The same mouse genital tissues harvested on day 70 after infection as described in Fig 5 legend were examined for inflammatory infiltration in the genital tract tissues. (A) Representative images of H&E-stained sections of vagina (panels a, d & g under 10x objective lens while a1, d1 & g1 under 100x), uterine/uterine horn (b, e & h, 10x; b1, e1 & h1, 100x) and oviduct (c, f & i, 10x; c1, f1 & i1, 100x) from mice infected intragastrically (i.g., a-c), intrarectally (i.r., d-f) and intravaginally (i.vag., g-i) were shown. (B) The Inflammatory infiltration from the vagina (a), uterine/uterine horn (b) and oviduct (c) tissues were semi-quantitatively scored (shown along the Y-axis) as described in the Materials and Method section. Kruskal-Wallis Test was used to calculate the p values listed in the figure. Note that only the tissues from the intravaginally infected mice displayed significant levels of inflammatory infiltration.

Fig 7. Monitoring C. muridarum infection in the GI and genital tracts of C57BL/6J and C3H/HeJ mice following an intrarectal inoculation.

C57BL/6J (panels a1-a3, n = 4) and C3H/HeJ (b1-3, n = 3) mice were intrarectally infected with C. muridarum and both anorectal and cervico-vaginal swabs were taken on different days after infection as listed along the X-axis in the bottom of the figure.
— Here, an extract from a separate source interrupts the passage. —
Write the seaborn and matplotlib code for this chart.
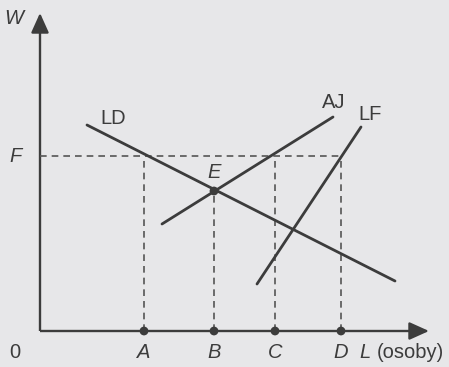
import numpy as np
import pandas as pd
import matplotlib
matplotlib.use("Agg")
import matplotlib.pyplot as plt
import seaborn as sns

sns.set_theme(style="white")
plt.rcParams["font.family"] = ["Liberation Sans", "DejaVu Sans"]

# Labour quantities on the L axis and the wage level F
labour_names = ["A", "B", "C", "D"]
labour_values = [104, 174, 235, 301]
wage_f = 175
eq_point = (174, 140)  # equilibrium E (quantity B)

# Curve endpoints: labour demand, AJ and labour force
ld_x = [47, 355]
ld_y = [206, 50]
aj_x = [122, 293]
aj_y = [107, 214]
lf_x = [217, 321]
lf_y = [47, 204]

curves = pd.concat([
    pd.DataFrame({"L": ld_x, "W": ld_y, "curve": "LD"}),
    pd.DataFrame({"L": aj_x, "W": aj_y, "curve": "AJ"}),
    pd.DataFrame({"L": lf_x, "W": lf_y, "curve": "LF"}),
])

bg = "#e7e7e9"
ink = "#3c3c3c"

fig = plt.figure(figsize=(4.49, 3.67), dpi=100, facecolor=bg)
ax = fig.add_axes([0, 0, 1, 1])
ax.set_facecolor(bg)
ax.set_xlim(-40, 409)
ax.set_ylim(-36, 331)
ax.axis("off")

# Axes with arrow heads
ax.plot([0, 382], [0, 0], color=ink, lw=1.7, solid_capstyle="butt")
ax.plot([0, 0], [0, 305], color=ink, lw=1.7, solid_capstyle="butt")
ax.annotate("", xy=(389, 0), xytext=(370, 0),
            arrowprops=dict(arrowstyle="-|>,head_length=1.0,head_width=0.45",
                            color=ink, lw=1.7, shrinkA=0, shrinkB=0))
ax.annotate("", xy=(0, 318), xytext=(0, 298),
            arrowprops=dict(arrowstyle="-|>,head_length=1.0,head_width=0.45",
                            color=ink, lw=1.7, shrinkA=0, shrinkB=0))

# Dashed guides
dash = dict(color="#555555", lw=1.2, ls=(0, (4, 3)))
ax.plot([0, labour_values[-1]], [wage_f, wage_f], **dash)
for name, q in zip(labour_names, labour_values):
    top = eq_point[1] if name == "B" else wage_f
    ax.plot([q, q], [0, top], **dash)

# Curves
sns.lineplot(data=curves, x="L", y="W", units="curve", estimator=None,
             color=ink, lw=2.0, ax=ax, legend=False, sort=False)

# Points
pts = pd.DataFrame({"L": labour_values + [eq_point[0]],
                    "W": [0] * len(labour_values) + [eq_point[1]]})
sns.scatterplot(data=pts, x="L", y="W", color=ink, s=40, edgecolor="none",
                ax=ax, zorder=5, legend=False)
ax.set_xlabel("")
ax.set_ylabel("")

fs = 14.5
ax.text(-26, 312, "W", fontsize=fs, style="italic", color=ink, ha="center", va="center")
ax.text(-25, wage_f, "F", fontsize=fs, style="italic", color=ink, ha="center", va="center")
ax.text(-25, -22, "0", fontsize=fs, color=ink, ha="center", va="center")
for name, q in zip(labour_names, labour_values):
    ax.text(q, -22, name, fontsize=fs, style="italic", color=ink, ha="center", va="center")
ax.text(325, -22, "L", fontsize=fs, style="italic", color=ink, ha="center", va="center")
ax.text(337, -22, "(osoby)", fontsize=fs, color=ink, ha="left", va="center")
ax.text(73, 213, "LD", fontsize=fs, color=ink, ha="center", va="center")
ax.text(294, 229, "AJ", fontsize=fs, color=ink, ha="center", va="center")
ax.text(330, 216, "LF", fontsize=fs, color=ink, ha="center", va="center")
ax.text(eq_point[0], 158, "E", fontsize=fs, style="italic", color=ink, ha="center", va="center")

fig.savefig("out.png", dpi=100, facecolor=bg)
The number of live organisms recovered from the swabs was expressed as Log10 IFUs. "ND” denotes not detected. On day 70 after infection, mice were sacrificed for harvesting the genital tracts for visually identifying and scoring hydrosalpinx (a3 & b3) as described in Fig 3 legend. Note that although significant levels of live organisms were continuously detectable in the mouse GI tract throughout the experiment, no significant level of live organisms was detected in the mouse vaginal swabs and there was no significant hydrosalpinx in any of the mice.